Share Price Performance
Results follow Ahafo North approval
Newmont’s results follow its board’s sanctioning of the development of the Ahafo North project in Ghana earlier in July. The project will add 275–325koz pa to production at an all-in sustaining cost of US$600–700/oz for the first five years of production (CY24–28) at a capital cost of US$750–850m. Construction is scheduled to be completed in H223 and commercial production in early FY24.
Cost pressures
In addition to its financial results, Newmont also reported some signs of modest cost pressure within the industry. While these are expected to have little or no effect on Newmont’s performance for the remainder of FY21, we have now built a 5% increase in (nominal) costs into our financial models for all of its mines from FY22.

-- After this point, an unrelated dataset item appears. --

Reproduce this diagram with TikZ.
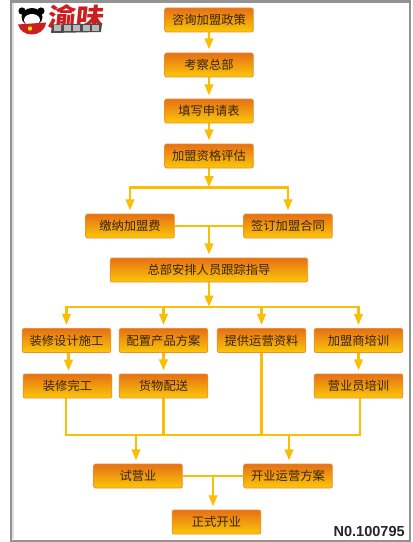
\documentclass[tikz,border=0pt]{standalone}
\usepackage{fontspec}
\setmainfont{Noto Sans CJK SC}
\setsansfont{Liberation Sans}
\usetikzlibrary{arrows.meta,calc,backgrounds}
\definecolor{lin}{RGB}{250,190,5}
\definecolor{bt}{RGB}{230,112,22}
\definecolor{bb}{RGB}{250,200,8}
\definecolor{be}{RGB}{240,140,50}
\definecolor{txt}{RGB}{55,38,5}
\definecolor{logored}{RGB}{205,30,30}
\tikzset{
 fbox/.style={draw=be,line width=.6pt,rounded corners=1.5pt,top color=bt,bottom color=bb,minimum height=18pt,minimum width=66.5pt,inner sep=0pt,font=\fontsize{9.2pt}{10pt}\selectfont,text=txt},
 wide/.style={minimum width=148pt},
 conn/.style={draw=lin,line width=2.1pt},
 arr/.style={conn,-{Triangle[length=8.5pt,width=6.2pt,fill=lin]},shorten >=2.2pt},
}
\begin{document}
\begin{tikzpicture}[x=.75pt,y=-.75pt]
\useasboundingbox (0,0) rectangle (413,542);
\node[fbox] (a) at (209,20) {咨询加盟政策};
\node[fbox] (b) at (209,65) {考察总部};
\node[fbox] (c) at (209,111) {填写申请表};
\node[fbox] (d) at (209,156) {加盟资格评估};
\node[fbox] (e) at (130,226) {缴纳加盟费};
\node[fbox] (f) at (288,226) {签订加盟合同};
\node[fbox,wide] (g) at (209,270) {总部安排人员跟踪指导};
\node[fbox] (h1) at (66.5,340.5) {装修设计施工};
\node[fbox] (h2) at (163.5,340.5) {配置产品方案};
\node[fbox] (h3) at (261.5,340.5) {提供运营资料};
\node[fbox] (h4) at (358.5,340.5) {加盟商培训};
\node[fbox] (i1) at (67.5,386) {装修完工};
\node[fbox] (i2) at (163.5,386) {货物配送};
\node[fbox] (i4) at (358.5,386) {营业员培训};
\node[fbox] (j1) at (138,476) {试营业};
\node[fbox] (j2) at (288,476) {开业运营方案};
\node[fbox] (k) at (216.5,522) {正式开业};
\node[font=\sffamily\bfseries\fontsize{10.9pt}{11pt}\selectfont,anchor=east,text=black!85,inner sep=0pt] (no) at (405,531.7) {N0.100795};
\coordinate (t1) at (209,187.5);
\coordinate (t2) at (209,226);
\coordinate (t3) at (209,307);
\coordinate (b1) at (136,435);
\coordinate (b2) at (289,435);
\coordinate (m) at (213,476);
\coordinate (s1) at (68.5,362);
\coordinate (s2) at (68.5,374);
\coordinate (bl) at (66,435);
\coordinate (br) at (360,435);
\begin{scope}[on background layer]
\fill[white] (0,0) rectangle (413,542);
\draw[gray!85,line width=1.6pt] (11,1.5) -- (11,540.7) -- (410,540.7) -- (410,1.5) -- cycle;
\draw[gray!25,line width=1pt] (13,3) -- (13,539);
\draw[arr] (a) -- (b);
\draw[arr] (b) -- (c);
\draw[arr] (c) -- (d);
\draw[arr,shorten >=0pt] (d) -- (t1);
\draw[conn,line cap=rect] (e.north |- t1) -- (f.north |- t1);
\draw[arr] (e.north |- t1) -- (e.north);
\draw[arr] (f.north |- t1) -- (f.north);
\draw[conn] (e) -- (f);
\draw[arr] (t2) -- (g);
\draw[arr,shorten >=0pt] (g) -- (t3);
\draw[conn,line cap=rect] (h1.north |- t3) -- (h4.north |- t3);
\draw[arr] (h1.north |- t3) -- (h1.north);
\draw[arr] (h2.north |- t3) -- (h2.north);
\draw[arr] (h3.north |- t3) -- (h3.north);
\draw[arr] (h4.north |- t3) -- (h4.north);
\draw[arr] (s1 |- h1.south) -- (s2);
\draw[arr] (h2) -- (i2);
\draw[arr] (h4) -- (i4);
\draw[conn,line cap=rect] (bl |- i1.south) -- (bl) -- (br) -- (br |- i4.south);
\draw[conn] (i2.south) -- (i2.south |- b1);
\draw[conn] (h3.south) -- (h3.south |- b1);
\draw[arr] (b1) -- (j1.north -| b1);
\draw[arr] (b2) -- (j2.north -| b2);
\draw[conn,line width=1.5pt] (j1) -- (j2);
\draw[arr] (m) -- (k.north -| m);
\end{scope}
% logo
\fill[black] (22,11) circle (3.6) (41,11) circle (3.6);
\fill[black] (32,17) ellipse (10.5 and 9);
\fill[white] (32,20) ellipse (8 and 6);
\fill[logored] (18,24.5) -- (46,22.5) .. controls (45,31) and (38,34.5) .. (32,34.5) .. controls (25,34.5) and (20,31) .. (18,24.5) -- cycle;
\fill[yellow!90!orange] (30,28.5) circle (2.2);
\node[font=\bfseries\fontsize{19pt}{19pt}\selectfont,text=logored,xslant=.1,xscale=1.1,inner sep=0pt,anchor=west] (logo) at (48,17) {渝味};
\fill[black!70] (52,24.5) -- (102,23.5) -- (101,32) -- (51,33) -- cycle;
\foreach \x in {54,63.5,73,82.5,92}
  \fill[gray!55] (\x,25.5) rectangle ++(7,5.5);
\end{tikzpicture}
\end{document}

Valuation: 19.3% premium to share price
Despite increasing our basic adjusted EPS forecast for FY21 by 18.4%, our FY21 valuation of Newmont remains broadly unchanged at US$72.05/share (vs US$72.92/share previously), as the increase has coincided with a general de-rating of the gold mining sector in FY21, coupled with a decrease in inflation expectations in the wider US economy that has therefore resulted in increased implied (real) hurdle rates (see Exhibits 5 and 7). This valuation puts Newmont on a premium rating relative to its peers, but may be justified by the company’s size, track record and the fact that almost all of its operations are in top-tier jurisdictions. However, it remains cheap relative to historical valuation measures, which continue to imply a share price close to US$100/share.